Lendlease claimed that the ABC report, which was obtained through a freedom of information request, was an indication of the company’s stringent reportage and the “high priority” it placed on workplace safety. This was rejected by a former Lendlease environmental health and safety manager.

The health and safety manager told the ABC that Lendlease’s attitude towards safety was “an absolute disgrace” and that workers were bullied into not reporting incidents to safety regulators and internal management.

To hide industrial accidents internally, he said “means that the company’s incident and injury statistics are kept as low as possible, which helps for future tenders … On a number of occasions we were instructed by some of the most senior level people within the project itself to do our best to hide things, not report the little stuff.”

Paul Keating from the Maritime Union of Australia (MUA) told reporters that he and another MUA official had attempted to inspect the site in November 2016. The union, he said, had been told that the barge being used on site failed to comply with maritime standards.

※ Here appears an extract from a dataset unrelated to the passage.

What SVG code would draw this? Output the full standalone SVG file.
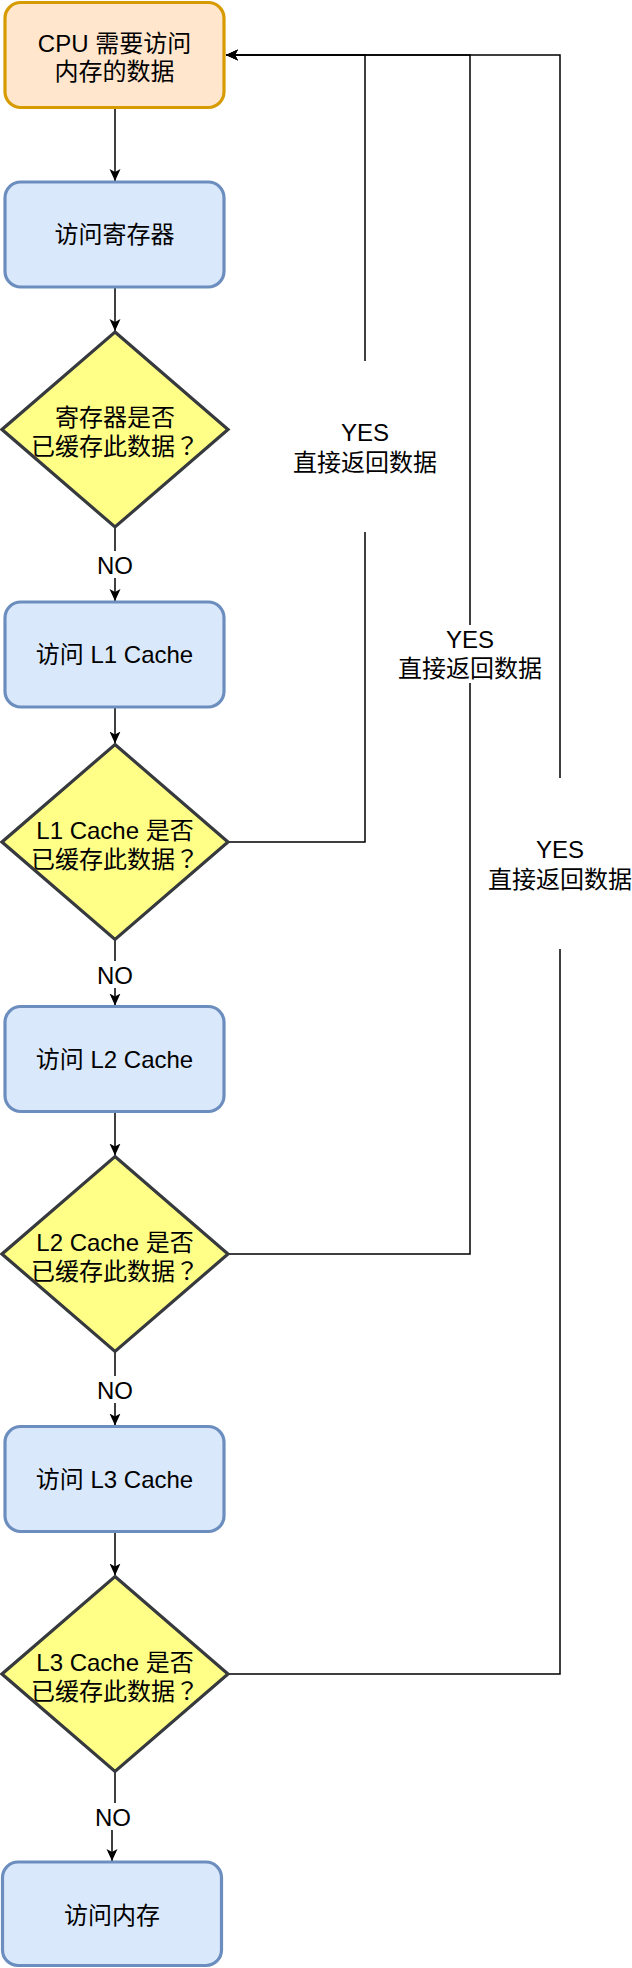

Keating said that that he was “met with opposition from the contractor, McConnell Dowell, in assessing the site, after which I contacted Roads and Maritime Services to find out whether the vessel was up to standard … These companies refuse our right of entry even when we raise these issues of safety with them.”

No action, however, was taken either by the MUA or the construction industry unions and, once again, the official concerns about lax safety standards have only come to light after a worker has died.

The conditions which has led to growing numbers of industrial accidents on Australian building sites and in other industries, in fact, are a result of union-brokered agreements that have slashed construction costs, driven up productivity and undermined work safety. The unions, which heavily invest their members’ superannuation funds in the construction industry, defend the profit system and have a commercial interest in preventing any action that delays building projects.